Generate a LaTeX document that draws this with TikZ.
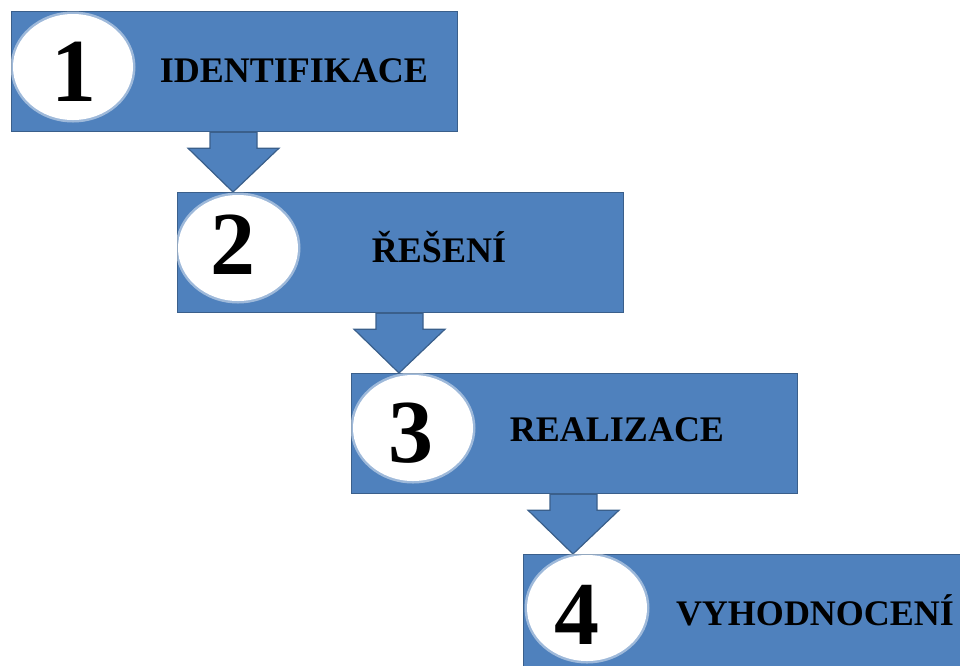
\documentclass[tikz,border=0pt]{standalone}
\usepackage{fontspec}
\setmainfont{Liberation Serif}
\usetikzlibrary{shapes.geometric,calc}
\definecolor{stepblue}{HTML}{4F81BD}
\definecolor{stepedge}{HTML}{3A5F8B}

\begin{document}
\begin{tikzpicture}[x=1pt,y=-1pt,
  stagebox/.style={rectangle, draw=stepedge, line width=1.2pt, fill=stepblue,
    minimum width=446pt, minimum height=120pt, anchor=north west, inner sep=0pt},
  badge/.style={ellipse, fill=white, minimum width=120pt, minimum height=106pt, inner sep=0pt},
  badgeglow/.style={ellipse, fill=white, opacity=0.45, minimum width=125pt, minimum height=111pt, inner sep=0pt},
  numtext/.style={anchor=base, font=\fontsize{90}{90}\selectfont\bfseries, inner sep=0pt},
  labeltext/.style={anchor=base, font=\fontsize{36}{36}\selectfont\bfseries, inner sep=0pt},
  flow/.style={fill=stepblue, draw=stepedge, line width=1.2pt, line join=miter}]

\useasboundingbox (0,0) rectangle (960,665);
\clip (0,0) rectangle (960,665);

% stage boxes
\node[stagebox] (b1) at (11,11)   {};
\node[stagebox] (b2) at (177,192) {};
\node[stagebox] (b3) at (351,373) {};
\node[stagebox] (b4) at (523,554) {};

% block arrows between consecutive stages
\foreach \a/\b in {b1/b2, b2/b3, b3/b4}{
  \coordinate (tip-\a) at ($(\a.south west)+(222,0)$);
  \draw[flow] ($(\a.south west)+(199,0)$) -- ++(0,16) -- ++(-22,0)
    -- (tip-\a |- \b.north) -- ($(\a.south west)+(268,16)$)
    -- ++(-22,0) -- ($(\a.south west)+(246,0)$) -- cycle;
}

% numbered badges
\foreach \n/\x/\y in {1/73/67, 2/238/248, 3/413/428, 4/587/608}{
  \node[badgeglow] at (\x,\y) {};
  \node[badge] (e\n) at (\x,\y) {};
}
\node[numtext] (n1) at (74,101)  {1};
\node[numtext] (n2) at (233,274) {2};
\node[numtext] (n3) at (411,462) {3};
\node[numtext] (n4) at (577,644) {4};

% stage titles
\node[labeltext] (t1) at (294,82)  {IDENTIFIKACE};
\node[labeltext] (t2) at (439,262) {ŘEŠENÍ};
\node[labeltext] (t3) at (617,441) {REALIZACE};
\node[labeltext] (t4) at (815,625) {VYHODNOCENÍ};
\end{tikzpicture}
\end{document}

....

GIVEN REQUEST: Take the data above and repeat it exactly, leaving each picture out.

RESULT BELOW:
Generate a LaTeX document that draws this with TikZ.
\documentclass[tikz,border=0pt]{standalone}
\usepackage{fontspec}
\setmainfont{Liberation Serif}
\usetikzlibrary{shapes.geometric,calc}
\definecolor{stepblue}{HTML}{4F81BD}
\definecolor{stepedge}{HTML}{3A5F8B}

\begin{document}
\begin{tikzpicture}[x=1pt,y=-1pt,
  stagebox/.style={rectangle, draw=stepedge, line width=1.2pt, fill=stepblue,
    minimum width=446pt, minimum height=120pt, anchor=north west, inner sep=0pt},
  badge/.style={ellipse, fill=white, minimum width=120pt, minimum height=106pt, inner sep=0pt},
  badgeglow/.style={ellipse, fill=white, opacity=0.45, minimum width=125pt, minimum height=111pt, inner sep=0pt},
  numtext/.style={anchor=base, font=\fontsize{90}{90}\selectfont\bfseries, inner sep=0pt},
  labeltext/.style={anchor=base, font=\fontsize{36}{36}\selectfont\bfseries, inner sep=0pt},
  flow/.style={fill=stepblue, draw=stepedge, line width=1.2pt, line join=miter}]

\useasboundingbox (0,0) rectangle (960,665);
\clip (0,0) rectangle (960,665);

% stage boxes
\node[stagebox] (b1) at (11,11)   {};
\node[stagebox] (b2) at (177,192) {};
\node[stagebox] (b3) at (351,373) {};
\node[stagebox] (b4) at (523,554) {};

% block arrows between consecutive stages
\foreach \a/\b in {b1/b2, b2/b3, b3/b4}{
  \coordinate (tip-\a) at ($(\a.south west)+(222,0)$);
  \draw[flow] ($(\a.south west)+(199,0)$) -- ++(0,16) -- ++(-22,0)
    -- (tip-\a |- \b.north) -- ($(\a.south west)+(268,16)$)
    -- ++(-22,0) -- ($(\a.south west)+(246,0)$) -- cycle;
}

% numbered badges
\foreach \n/\x/\y in {1/73/67, 2/238/248, 3/413/428, 4/587/608}{
  \node[badgeglow] at (\x,\y) {};
  \node[badge] (e\n) at (\x,\y) {};
}
\node[numtext] (n1) at (74,101)  {1};
\node[numtext] (n2) at (233,274) {2};
\node[numtext] (n3) at (411,462) {3};
\node[numtext] (n4) at (577,644) {4};

% stage titles
\node[labeltext] (t1) at (294,82)  {IDENTIFIKACE};
\node[labeltext] (t2) at (439,262) {ŘEŠENÍ};
\node[labeltext] (t3) at (617,441) {REALIZACE};
\node[labeltext] (t4) at (815,625) {VYHODNOCENÍ};
\end{tikzpicture}
\end{document}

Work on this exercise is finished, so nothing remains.